[llvm-dev] [GSoC 2019] Apply the Clang Static Analyzer to LLVM-based projects - final report

Artem Dergachev via llvm-dev llvm-dev at lists.llvm.org
Wed Aug 28 16:02:35 PDT 2019


Yay thx!

Sylvestre, is there anything i can help you with in order to get the 
reports page back up?

I'd also indeed love to spam people with warnings that they introduced, 
even if in the form of a weekly summary. We already have scripts that 
compare scan-build outputs, but we mostly use them for testing the 
analyzer itself.


 > Improving documentation (and support scripts) on how to get a 
analyzer report on local builds

Yup, i guess we could write something up.

LLVM isn't very special when it comes to running the analyzer, so it 
normally boils down to the official documentation in 
http://clang-analyzer.llvm.org/scan-build.html - as in:

   $ scan-build cmake ../llvm -G Ninja -DLLVM_ENABLE_ASSERTIONS=1 
$YOUR_CUSTOM_FLAGS
   $ scan-build ninja

(running cmake under scan-build as veeeeery vaguely hinted in 
http://clang-analyzer.llvm.org/scan-build.html#recommended_autoconf is 
indeed necessary; it should also be roughly equivalent to 
-DCMAKE_C_COMPILER_LAUNCHER=ccc-analyzer 
-DCMAKE_CXX_COMPILER_LAUNCHER=c++-analyzer)

I'm fairly ignorant about Windows specifics though.

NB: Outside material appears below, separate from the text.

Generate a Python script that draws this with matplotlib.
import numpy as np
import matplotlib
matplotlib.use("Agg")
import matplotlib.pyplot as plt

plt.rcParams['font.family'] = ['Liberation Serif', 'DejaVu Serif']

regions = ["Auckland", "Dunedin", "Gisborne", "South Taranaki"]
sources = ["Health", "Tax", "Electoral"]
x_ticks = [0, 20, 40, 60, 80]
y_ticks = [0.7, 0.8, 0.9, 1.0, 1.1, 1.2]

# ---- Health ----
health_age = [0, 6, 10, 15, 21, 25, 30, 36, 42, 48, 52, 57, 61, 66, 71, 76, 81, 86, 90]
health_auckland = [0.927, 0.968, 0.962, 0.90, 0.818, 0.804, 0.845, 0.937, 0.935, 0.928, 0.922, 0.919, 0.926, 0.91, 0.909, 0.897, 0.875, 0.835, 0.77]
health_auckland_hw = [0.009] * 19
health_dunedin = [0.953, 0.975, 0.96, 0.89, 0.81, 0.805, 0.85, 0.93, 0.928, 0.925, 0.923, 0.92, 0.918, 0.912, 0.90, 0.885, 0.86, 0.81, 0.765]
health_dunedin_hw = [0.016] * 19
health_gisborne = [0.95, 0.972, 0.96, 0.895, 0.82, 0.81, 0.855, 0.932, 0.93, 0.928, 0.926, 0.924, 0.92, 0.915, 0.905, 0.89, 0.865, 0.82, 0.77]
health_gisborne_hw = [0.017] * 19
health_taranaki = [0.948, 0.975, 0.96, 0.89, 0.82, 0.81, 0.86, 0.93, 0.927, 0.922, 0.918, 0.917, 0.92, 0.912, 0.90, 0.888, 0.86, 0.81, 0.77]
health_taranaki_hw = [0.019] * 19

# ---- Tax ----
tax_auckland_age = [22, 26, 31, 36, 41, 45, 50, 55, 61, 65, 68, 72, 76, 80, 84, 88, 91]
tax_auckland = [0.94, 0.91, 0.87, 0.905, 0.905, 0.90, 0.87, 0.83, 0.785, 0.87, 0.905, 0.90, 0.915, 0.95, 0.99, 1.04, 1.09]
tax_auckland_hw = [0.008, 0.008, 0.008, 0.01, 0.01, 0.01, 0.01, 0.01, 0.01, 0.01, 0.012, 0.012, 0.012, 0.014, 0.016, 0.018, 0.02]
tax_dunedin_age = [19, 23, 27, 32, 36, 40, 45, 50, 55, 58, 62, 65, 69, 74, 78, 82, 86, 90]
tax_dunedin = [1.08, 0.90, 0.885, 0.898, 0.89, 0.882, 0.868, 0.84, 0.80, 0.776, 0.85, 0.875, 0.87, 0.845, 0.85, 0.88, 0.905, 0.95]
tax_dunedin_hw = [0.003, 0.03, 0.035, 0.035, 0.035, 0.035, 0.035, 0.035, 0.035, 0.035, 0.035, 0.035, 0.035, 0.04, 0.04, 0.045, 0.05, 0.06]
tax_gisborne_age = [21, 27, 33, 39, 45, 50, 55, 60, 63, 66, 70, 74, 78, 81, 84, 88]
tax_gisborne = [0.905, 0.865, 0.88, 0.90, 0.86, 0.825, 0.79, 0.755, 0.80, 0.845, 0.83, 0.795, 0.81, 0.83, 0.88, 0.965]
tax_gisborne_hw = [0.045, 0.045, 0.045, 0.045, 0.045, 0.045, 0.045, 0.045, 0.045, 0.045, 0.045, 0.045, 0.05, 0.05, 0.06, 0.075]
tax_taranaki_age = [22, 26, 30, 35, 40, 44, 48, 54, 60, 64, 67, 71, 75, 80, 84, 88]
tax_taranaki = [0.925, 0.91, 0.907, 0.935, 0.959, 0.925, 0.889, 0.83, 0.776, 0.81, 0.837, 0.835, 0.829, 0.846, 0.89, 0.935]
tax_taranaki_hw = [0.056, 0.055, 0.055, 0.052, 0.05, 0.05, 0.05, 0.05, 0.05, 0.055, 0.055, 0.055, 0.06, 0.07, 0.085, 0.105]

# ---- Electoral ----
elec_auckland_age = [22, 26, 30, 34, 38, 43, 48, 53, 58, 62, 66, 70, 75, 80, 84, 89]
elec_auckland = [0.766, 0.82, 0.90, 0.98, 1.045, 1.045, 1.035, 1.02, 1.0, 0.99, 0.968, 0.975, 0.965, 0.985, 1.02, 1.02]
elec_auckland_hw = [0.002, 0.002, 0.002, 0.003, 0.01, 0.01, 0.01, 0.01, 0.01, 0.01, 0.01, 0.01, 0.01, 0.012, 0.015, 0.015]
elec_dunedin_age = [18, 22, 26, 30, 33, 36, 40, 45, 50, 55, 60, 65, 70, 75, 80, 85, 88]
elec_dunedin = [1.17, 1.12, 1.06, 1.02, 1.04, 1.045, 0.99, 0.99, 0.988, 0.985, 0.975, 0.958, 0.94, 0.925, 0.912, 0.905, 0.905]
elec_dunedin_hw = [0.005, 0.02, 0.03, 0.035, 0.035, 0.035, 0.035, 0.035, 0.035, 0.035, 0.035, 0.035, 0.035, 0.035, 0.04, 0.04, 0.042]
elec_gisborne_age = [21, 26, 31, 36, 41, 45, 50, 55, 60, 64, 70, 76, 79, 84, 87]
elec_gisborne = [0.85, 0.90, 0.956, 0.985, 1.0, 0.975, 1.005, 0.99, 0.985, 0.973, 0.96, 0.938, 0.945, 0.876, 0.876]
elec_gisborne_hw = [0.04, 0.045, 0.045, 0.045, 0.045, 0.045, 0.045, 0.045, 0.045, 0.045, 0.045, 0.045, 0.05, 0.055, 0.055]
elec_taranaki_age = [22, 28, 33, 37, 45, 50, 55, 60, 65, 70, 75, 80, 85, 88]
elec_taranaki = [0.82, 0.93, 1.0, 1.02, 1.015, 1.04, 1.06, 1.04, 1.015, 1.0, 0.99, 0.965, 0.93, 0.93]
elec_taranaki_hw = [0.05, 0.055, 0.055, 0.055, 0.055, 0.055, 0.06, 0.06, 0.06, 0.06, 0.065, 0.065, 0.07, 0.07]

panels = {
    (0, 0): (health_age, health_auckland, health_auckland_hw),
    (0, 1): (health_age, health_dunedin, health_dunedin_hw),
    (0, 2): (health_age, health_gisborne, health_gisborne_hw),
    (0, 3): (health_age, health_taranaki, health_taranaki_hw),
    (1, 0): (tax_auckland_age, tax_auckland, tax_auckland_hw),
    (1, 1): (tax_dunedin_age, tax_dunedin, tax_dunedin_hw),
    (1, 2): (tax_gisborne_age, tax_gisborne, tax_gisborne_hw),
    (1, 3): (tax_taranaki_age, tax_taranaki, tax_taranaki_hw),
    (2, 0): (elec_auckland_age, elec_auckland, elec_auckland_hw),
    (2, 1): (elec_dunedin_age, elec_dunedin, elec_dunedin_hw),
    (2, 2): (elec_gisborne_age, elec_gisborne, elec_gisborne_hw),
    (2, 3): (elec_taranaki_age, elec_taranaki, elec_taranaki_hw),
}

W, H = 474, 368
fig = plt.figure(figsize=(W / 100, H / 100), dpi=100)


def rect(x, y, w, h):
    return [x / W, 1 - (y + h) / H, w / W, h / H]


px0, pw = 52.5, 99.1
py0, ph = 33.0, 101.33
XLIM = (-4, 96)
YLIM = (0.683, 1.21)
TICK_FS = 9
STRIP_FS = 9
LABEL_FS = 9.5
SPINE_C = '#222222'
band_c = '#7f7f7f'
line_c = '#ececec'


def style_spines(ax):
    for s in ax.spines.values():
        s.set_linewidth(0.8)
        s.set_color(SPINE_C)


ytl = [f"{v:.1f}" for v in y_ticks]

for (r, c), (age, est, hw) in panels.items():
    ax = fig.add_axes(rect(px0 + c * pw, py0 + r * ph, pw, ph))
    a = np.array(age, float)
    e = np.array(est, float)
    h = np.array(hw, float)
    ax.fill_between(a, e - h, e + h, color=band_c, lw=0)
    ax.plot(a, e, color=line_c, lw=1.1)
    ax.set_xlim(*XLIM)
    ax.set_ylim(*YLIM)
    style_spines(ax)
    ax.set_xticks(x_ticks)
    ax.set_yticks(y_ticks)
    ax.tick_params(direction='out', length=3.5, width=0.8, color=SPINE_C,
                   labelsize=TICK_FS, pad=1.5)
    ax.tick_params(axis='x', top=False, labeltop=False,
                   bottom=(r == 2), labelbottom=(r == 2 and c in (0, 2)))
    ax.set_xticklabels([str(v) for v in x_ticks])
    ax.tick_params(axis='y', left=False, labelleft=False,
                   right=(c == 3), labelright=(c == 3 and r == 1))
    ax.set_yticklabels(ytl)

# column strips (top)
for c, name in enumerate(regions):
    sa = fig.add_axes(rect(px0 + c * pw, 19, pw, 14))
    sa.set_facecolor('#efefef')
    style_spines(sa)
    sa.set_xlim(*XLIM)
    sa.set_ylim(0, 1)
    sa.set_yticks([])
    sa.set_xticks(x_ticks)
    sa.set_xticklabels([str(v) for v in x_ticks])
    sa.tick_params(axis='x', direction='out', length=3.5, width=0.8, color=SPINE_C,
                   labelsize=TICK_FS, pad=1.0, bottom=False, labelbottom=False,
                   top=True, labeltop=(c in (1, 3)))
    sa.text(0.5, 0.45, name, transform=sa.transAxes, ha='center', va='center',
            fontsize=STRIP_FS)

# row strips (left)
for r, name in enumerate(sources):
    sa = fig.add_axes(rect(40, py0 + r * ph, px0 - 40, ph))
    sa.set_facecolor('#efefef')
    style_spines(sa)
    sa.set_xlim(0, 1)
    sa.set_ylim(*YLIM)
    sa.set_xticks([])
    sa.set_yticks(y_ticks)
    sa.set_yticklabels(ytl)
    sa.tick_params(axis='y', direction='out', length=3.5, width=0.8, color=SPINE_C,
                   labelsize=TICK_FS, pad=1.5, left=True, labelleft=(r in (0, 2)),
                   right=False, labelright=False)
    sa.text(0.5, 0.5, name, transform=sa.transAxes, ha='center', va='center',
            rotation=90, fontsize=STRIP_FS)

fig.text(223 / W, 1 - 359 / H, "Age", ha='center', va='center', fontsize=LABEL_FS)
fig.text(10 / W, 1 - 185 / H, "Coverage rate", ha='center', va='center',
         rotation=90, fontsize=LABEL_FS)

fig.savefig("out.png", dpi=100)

On 8/28/19 1:07 AM, Simon Pilgrim wrote:
> Sylvestre Ledru looks after the scan-build web report, but I 
> understand it hit a few issues back in June (it normally updates a few 
> times a week). We also discussed whether there was an automated way 
> for those updates to email the summary to the cfe/llvm dev lists, 
> indicating total warnings, and highlighting any new ones (we punted 
> that discussion until the GSoC was done - btw thank you all!!!).
>
> Improving documentation (and support scripts) on how to get a analyzer 
> report on local builds would be very useful - I've found it tricky to 
> work with on my WSL builds and I tended to just browse the scan-build 
> web report when it was up to date. At the moment I'm just keeping an 
> eye on cppcheck and MSVC analysis reports that I have running in 
> visual studio.
>
> On 28/08/2019 02:56, Artem Dergachev wrote:
>> +Simon because he has enthusiastically looked at the state of things 
>> just before we started: 
>> http://lists.llvm.org/pipermail/llvm-dev/2019-May/132196.html
>>
>> Also +Devin.
>>
>> Also, Simon: do you know how does 
>> https://llvm.org/reports/scan-build/ usually get updated? It doesn't 
>> seem to be in the www repo and it's now super outdated, given the 
>> amount of change that Csaba unleashed upon us this summer.
>>
>> I suggest that from now on we pay more attention to these reports, 
>> because even though there are still a lot of them, and still 
>> definitely not all of them constitute real crashes, they make *much* 
>> more sense today than they used to some three months ago. Almost all 
>> warnings are actionable and promote better, safer code.
>>
>> I just spent 2-3 hours cleaning up ~20 warnings on the static 
>> analyzer itself, which included writing a test for one real crash 
>> that i found that way (and attempting to do the same for a few more 
>> potential crashes). The results are in 
>> https://reviews.llvm.org/D66847. My (heavily biased) opinion is that 
>> it was worth every minute and i basically encourage everybody to try 
>> this out again.
>>
>>
>> On 8/26/19 10:23 AM, Csaba Dabis wrote:
>>> Hey everyone!
>>>
>>> This Summer we managed to make the Clang Static Analyzer support the 
>>> LLVM and
>>> LLVM-based projects with my mentors Artem Dergachev and Gabor Horvath.
>>>
>>> For a more detailed documentation please visit my final report:
>>> https://docs.google.com/document/d/1o9-xEWbzivUGKIOXp9jUNZYq0mkecd5KH5dBN5Hdlu8/ 
>>>
>>>
>>> The project in a nutshell: I have fixed the most annoying false 
>>> positives and
>>> added support for the custom RTTI of LLVM which became a huge true 
>>> positive
>>> boost as we now emit warnings on misuse of LLVM casting APIs. All of 
>>> my patches
>>> (except one D65239) are upstreamed and on by default. The remaining 
>>> work is to
>>> fix the less annoying and not so common false positives.